Add in the increase in vehicles running on natural gas or electricity, which currently have no effective revenue-generating tax, and compound that by the ever-rising cost of building and maintaining roads, highways and bridges, and state highway revenues are increasingly inadequate.

For those alternative-fuel vehicles to pay their fair share for roads, a new method must be found, perhaps an annual assessment at tag-renewal time, Bennett said.

The state has already implemented two of the top three recommendations of the General Assembly’s Blue Ribbon Highway Revenue Committee, co-chaired by former state Sen. John Paul Capps of Searcy, Bennett said.

Among the recommendations were reissuance of Garvey bonds, approved in 2011, and a temporary half-cent sales tax set to expire in 2022 in anticipation of completion of the phased transfer of road-user tax money to highway funds.

But that third and most important piece, switching road-user sales tax from general revenue to the Highway Department has yet to get traction. Currently, that puts about $400 million a year into the general fund.

“In 2013, a bill had a lot of cosponsors,” Bennett said. But it didn’t get out of the House committee.

Gov. Mike Beebe, under whose leadership the General Assembly cut hundreds of millions of dollars worth of taxes a year by removing the tax on groceries, rigorously opposed diverting the road-user sales tax from the state’s general fund. Both gubernatorial candidates, Democrat Mike Ross and Republican Asa Hutchinson, haven’t written it off, said Bennett, who talked with them.

In addition to combined state and federal fuel taxes — roughly 40 cents a gallon — Arkansas would have to increase it by 15 cents a gallon to offset the income they hope to derive from a switch in the user-tax.

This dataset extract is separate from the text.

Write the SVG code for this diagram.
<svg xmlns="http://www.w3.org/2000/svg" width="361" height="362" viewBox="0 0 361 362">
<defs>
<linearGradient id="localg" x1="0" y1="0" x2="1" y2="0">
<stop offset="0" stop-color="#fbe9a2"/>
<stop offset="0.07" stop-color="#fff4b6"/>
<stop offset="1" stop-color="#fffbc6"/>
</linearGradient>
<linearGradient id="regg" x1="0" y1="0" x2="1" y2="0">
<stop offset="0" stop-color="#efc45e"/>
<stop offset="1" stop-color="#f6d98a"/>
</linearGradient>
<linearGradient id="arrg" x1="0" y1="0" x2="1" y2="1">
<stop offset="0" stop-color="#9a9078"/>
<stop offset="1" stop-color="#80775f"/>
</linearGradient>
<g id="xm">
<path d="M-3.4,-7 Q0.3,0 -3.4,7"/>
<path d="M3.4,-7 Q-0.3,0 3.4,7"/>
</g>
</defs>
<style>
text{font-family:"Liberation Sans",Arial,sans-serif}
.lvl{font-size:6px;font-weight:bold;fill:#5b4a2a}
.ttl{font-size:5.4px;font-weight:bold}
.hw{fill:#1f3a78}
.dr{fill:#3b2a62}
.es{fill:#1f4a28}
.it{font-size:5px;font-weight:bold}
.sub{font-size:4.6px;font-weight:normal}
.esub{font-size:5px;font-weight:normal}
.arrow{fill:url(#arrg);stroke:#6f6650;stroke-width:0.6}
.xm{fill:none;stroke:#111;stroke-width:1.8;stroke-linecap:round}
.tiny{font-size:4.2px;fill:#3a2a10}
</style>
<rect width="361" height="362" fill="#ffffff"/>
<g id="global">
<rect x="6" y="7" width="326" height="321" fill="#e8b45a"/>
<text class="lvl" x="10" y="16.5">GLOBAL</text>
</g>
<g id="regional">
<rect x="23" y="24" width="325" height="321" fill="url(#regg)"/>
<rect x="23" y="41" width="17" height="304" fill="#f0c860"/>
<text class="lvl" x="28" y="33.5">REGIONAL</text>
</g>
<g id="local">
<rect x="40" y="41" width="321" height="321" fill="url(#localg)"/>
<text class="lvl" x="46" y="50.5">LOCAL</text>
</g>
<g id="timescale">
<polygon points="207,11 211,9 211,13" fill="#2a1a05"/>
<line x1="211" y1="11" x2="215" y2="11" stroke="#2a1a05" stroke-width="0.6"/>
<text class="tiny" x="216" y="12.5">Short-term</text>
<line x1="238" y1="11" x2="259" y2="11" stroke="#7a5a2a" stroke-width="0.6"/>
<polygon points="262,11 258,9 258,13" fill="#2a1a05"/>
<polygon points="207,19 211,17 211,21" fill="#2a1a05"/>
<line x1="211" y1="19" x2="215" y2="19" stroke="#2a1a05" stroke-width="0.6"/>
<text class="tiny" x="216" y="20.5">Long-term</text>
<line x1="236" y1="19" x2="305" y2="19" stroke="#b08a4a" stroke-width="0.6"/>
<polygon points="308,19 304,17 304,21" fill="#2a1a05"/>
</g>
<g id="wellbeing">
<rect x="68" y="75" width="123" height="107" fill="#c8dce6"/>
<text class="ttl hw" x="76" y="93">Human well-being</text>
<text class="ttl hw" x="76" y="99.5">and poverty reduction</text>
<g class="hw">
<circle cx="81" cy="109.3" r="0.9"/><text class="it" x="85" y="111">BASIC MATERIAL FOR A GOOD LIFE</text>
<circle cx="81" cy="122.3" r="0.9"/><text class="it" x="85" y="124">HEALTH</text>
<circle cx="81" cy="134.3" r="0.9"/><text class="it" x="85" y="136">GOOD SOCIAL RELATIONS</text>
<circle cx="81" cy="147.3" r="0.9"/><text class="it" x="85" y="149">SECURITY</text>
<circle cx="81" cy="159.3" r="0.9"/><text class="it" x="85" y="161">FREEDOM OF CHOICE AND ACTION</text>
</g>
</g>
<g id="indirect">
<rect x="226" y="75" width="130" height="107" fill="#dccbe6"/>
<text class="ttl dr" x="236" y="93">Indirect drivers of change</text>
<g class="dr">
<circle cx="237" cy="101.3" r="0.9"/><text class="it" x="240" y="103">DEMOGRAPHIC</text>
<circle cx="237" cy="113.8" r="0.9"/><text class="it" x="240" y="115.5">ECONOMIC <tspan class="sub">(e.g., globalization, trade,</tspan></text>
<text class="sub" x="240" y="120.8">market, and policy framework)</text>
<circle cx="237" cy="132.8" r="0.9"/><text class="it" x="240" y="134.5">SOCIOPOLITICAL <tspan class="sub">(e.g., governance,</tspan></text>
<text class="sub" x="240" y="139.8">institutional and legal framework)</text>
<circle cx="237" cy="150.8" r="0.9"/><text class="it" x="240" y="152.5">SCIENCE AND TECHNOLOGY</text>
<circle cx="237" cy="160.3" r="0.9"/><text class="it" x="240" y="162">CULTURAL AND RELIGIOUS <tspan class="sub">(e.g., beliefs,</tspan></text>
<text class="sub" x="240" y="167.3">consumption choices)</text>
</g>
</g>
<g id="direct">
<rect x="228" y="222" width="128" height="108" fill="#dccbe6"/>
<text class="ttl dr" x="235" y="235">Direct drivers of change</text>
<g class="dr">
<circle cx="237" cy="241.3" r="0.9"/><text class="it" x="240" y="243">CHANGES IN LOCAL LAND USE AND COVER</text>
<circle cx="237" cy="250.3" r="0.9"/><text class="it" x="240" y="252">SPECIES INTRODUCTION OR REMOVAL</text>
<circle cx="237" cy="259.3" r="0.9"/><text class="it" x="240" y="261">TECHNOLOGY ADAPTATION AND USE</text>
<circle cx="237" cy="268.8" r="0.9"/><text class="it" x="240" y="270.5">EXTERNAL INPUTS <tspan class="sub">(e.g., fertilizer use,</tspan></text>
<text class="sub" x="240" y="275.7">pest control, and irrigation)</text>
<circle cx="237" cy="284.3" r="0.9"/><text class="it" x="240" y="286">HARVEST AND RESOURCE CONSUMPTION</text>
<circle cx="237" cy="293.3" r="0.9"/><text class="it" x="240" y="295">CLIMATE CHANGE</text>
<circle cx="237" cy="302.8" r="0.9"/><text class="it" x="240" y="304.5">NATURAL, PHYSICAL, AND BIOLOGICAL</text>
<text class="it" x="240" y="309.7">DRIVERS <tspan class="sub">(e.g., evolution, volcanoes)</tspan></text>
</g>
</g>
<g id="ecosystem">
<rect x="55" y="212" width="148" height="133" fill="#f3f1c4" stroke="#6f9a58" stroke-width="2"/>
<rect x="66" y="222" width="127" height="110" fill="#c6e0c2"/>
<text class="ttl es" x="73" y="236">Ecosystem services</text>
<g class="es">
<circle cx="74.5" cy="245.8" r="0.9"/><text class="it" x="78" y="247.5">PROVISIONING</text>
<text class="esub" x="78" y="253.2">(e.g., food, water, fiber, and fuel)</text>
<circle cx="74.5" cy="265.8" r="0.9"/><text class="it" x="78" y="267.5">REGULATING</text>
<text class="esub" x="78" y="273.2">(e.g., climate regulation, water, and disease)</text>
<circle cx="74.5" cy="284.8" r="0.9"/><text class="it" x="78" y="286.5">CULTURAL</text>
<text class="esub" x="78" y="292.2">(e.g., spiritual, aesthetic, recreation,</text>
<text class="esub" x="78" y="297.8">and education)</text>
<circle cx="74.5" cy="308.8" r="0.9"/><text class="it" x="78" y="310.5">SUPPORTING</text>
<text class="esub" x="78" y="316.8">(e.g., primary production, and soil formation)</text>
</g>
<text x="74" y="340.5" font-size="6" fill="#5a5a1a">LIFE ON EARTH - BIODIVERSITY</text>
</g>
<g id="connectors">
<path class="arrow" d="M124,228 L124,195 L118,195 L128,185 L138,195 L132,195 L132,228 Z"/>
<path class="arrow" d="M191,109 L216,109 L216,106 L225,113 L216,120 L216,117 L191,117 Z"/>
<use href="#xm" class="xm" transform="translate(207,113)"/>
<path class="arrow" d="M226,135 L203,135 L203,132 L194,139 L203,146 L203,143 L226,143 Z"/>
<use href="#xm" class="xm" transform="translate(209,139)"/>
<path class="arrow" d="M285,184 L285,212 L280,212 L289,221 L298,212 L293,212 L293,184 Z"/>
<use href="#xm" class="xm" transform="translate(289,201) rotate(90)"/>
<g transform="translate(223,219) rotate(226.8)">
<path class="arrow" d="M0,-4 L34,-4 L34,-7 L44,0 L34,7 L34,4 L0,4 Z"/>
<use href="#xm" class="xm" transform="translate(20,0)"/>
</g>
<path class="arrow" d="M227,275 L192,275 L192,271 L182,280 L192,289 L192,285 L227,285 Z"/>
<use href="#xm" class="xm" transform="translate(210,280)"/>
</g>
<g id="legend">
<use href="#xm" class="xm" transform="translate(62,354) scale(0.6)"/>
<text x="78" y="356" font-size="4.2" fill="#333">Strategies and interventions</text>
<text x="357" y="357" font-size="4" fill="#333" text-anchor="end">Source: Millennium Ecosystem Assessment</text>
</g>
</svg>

Locally, the state has undertaken the $41 million widening of Hwy. 67/167 from Redmond Road to Main Street, including new overpasses at each road, with completion set for early 2016.

Then, assuming it can pay for it, the $60 million widening of Hwy. 67/167 from Vandenberg Boulevard is slated to start in 2016.

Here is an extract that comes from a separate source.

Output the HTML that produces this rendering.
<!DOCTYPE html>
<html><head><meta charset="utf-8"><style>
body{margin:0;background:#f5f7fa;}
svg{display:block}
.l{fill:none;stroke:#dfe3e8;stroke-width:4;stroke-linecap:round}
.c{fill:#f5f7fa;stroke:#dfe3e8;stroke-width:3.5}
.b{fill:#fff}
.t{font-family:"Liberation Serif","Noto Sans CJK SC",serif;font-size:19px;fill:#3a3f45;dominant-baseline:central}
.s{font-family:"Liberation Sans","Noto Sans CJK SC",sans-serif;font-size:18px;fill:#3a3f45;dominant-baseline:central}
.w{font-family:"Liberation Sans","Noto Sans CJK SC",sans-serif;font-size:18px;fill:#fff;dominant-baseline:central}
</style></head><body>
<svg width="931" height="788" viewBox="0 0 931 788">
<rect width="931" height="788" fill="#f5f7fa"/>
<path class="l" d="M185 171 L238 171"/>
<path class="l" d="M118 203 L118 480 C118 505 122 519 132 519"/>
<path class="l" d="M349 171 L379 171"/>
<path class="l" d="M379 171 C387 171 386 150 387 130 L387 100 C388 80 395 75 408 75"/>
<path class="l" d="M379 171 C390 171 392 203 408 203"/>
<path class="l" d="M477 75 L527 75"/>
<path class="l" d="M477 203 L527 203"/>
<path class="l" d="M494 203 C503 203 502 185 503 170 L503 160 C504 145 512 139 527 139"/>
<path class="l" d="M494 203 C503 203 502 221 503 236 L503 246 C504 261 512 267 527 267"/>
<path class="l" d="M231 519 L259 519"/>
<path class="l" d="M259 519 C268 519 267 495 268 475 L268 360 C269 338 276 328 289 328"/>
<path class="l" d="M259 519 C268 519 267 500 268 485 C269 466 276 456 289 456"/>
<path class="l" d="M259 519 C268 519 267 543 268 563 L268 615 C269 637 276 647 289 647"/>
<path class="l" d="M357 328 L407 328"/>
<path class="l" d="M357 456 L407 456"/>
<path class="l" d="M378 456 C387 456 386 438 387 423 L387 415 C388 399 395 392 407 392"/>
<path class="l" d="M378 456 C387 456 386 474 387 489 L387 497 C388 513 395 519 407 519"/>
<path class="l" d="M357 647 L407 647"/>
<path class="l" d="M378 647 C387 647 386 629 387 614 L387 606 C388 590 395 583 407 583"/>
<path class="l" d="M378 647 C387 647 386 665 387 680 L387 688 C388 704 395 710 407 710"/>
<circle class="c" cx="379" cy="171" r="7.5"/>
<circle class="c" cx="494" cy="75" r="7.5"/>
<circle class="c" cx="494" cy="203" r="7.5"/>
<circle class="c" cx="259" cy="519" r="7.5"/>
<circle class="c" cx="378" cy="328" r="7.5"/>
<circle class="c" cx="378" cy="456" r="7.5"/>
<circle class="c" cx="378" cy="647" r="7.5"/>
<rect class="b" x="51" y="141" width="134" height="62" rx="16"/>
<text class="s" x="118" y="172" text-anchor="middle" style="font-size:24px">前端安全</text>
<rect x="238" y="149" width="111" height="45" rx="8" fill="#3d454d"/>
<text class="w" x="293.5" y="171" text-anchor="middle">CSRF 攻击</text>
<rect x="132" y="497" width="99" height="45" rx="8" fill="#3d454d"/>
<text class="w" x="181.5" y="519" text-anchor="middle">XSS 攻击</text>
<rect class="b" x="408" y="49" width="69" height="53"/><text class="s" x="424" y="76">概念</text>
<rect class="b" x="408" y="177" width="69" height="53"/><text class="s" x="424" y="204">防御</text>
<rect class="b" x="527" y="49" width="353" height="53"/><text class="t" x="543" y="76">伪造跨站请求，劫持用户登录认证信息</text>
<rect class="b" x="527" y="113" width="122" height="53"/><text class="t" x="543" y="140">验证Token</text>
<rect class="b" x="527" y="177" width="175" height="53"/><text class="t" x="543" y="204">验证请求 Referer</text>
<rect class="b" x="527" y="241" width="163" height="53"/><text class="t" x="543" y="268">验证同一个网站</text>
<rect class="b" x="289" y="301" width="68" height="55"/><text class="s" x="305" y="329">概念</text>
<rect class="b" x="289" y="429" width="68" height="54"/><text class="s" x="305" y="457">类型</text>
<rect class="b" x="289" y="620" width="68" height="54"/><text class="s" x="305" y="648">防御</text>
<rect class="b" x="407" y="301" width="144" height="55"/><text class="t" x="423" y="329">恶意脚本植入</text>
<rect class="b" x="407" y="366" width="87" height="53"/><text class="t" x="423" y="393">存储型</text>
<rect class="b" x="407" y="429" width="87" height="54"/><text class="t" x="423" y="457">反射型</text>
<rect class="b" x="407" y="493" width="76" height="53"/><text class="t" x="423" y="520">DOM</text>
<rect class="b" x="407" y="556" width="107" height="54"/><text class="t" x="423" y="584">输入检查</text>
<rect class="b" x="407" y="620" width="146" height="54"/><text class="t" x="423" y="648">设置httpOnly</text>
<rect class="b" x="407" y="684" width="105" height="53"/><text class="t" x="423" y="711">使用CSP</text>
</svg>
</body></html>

That project should be complete in 2019, in time to begin widening Hwy. 67 from Vandenberg to Hwy. 5 at Cabot for an estimated $70 million.

Dates have not been scheduled yet for an interchange at Hwy. 67/167 and Hwy. 5 for an estimated $14 million, a new Hwy. 67/167-Hwy. 89 interchange, also estimated at $14 million, and another Cabot-area interchange at Hwy. 67/167-Hwy. 38 for an estimated $15 million.

“We are asked to do more with less, but we can only do less with less,” according to a department Powerpoint slide.

It is already one of the most under-funded highway departments in the nation and seems to have squeezed all the fat out of its budget.

With 16,416 miles of highway, only 11 states have a larger highway system. But Arkansas is 43rd in highway revenue per mile.

Among roughly similar sized road systems in Illinois, California, New York, Tennessee and Florida, Arkansas has only a quarter to one-tenth the amount of revenue per mile for construction and maintenance.

While the administrative cost per mile in Arkansas is $1,821, the cost in Illinois is $8,830 and $108, 417 per miles.

Meanwhile, the department had 3,801 employees in 1973, 4,052 in 1993 and only 3,607 in 2013.

Between 1977 and 2012, Arkansas’ general revenues increased from about $800 million to about $6 billion, while state highway revenues remained flat, topping out in 2012 at about $450 million.

If the road-user taxes were transferred for Highway Department use, that would increase by about $340 million a year, with another $120 million a year to be shared by the city road funds and an equal amount shared by county road funds.

Gas and diesel consumption fell about 86 million gallons between 2007 and 2013, resulting in a net loss of $54 million in revenues during that time — even as miles traveled increased by 1.1 billion miles.

In the 20 years between 1993 and 2012, the purchasing power of the fuel tax in Arkansas declined by 37 percent. And, by 2023, it is estimated that the purchasing power will be only about half of what it was in 1993.

Put another way, in 1997, $100 million would have paid for widening 143 miles of highway. Today, that would widen only 15 miles.

It would overlay 400 miles of highway then, but now overlays only 54 miles.

While the quality of infrastructure in the U.S. was rated ninth in the world in 2008-2009, it fell to 25th by 2012-2013, behind the likes of Saudi Arabia, Oman and Bahrain.

 The Hwy. 367 bridge over Cypress Bayou, just north of Ward, will be closed from 9 a.m. to 3 p.m. Tuesday while it undergoes a routine inspection, reducing northbound and southbound traffic to only one lane.

 I-40 between Kerr Road and Hwy. 13, north of Carlisle, will have east and westbound traffic reduced to one lane for resurfacing work between 9 a.m. and 3 p.m. Tuesday through Thursday.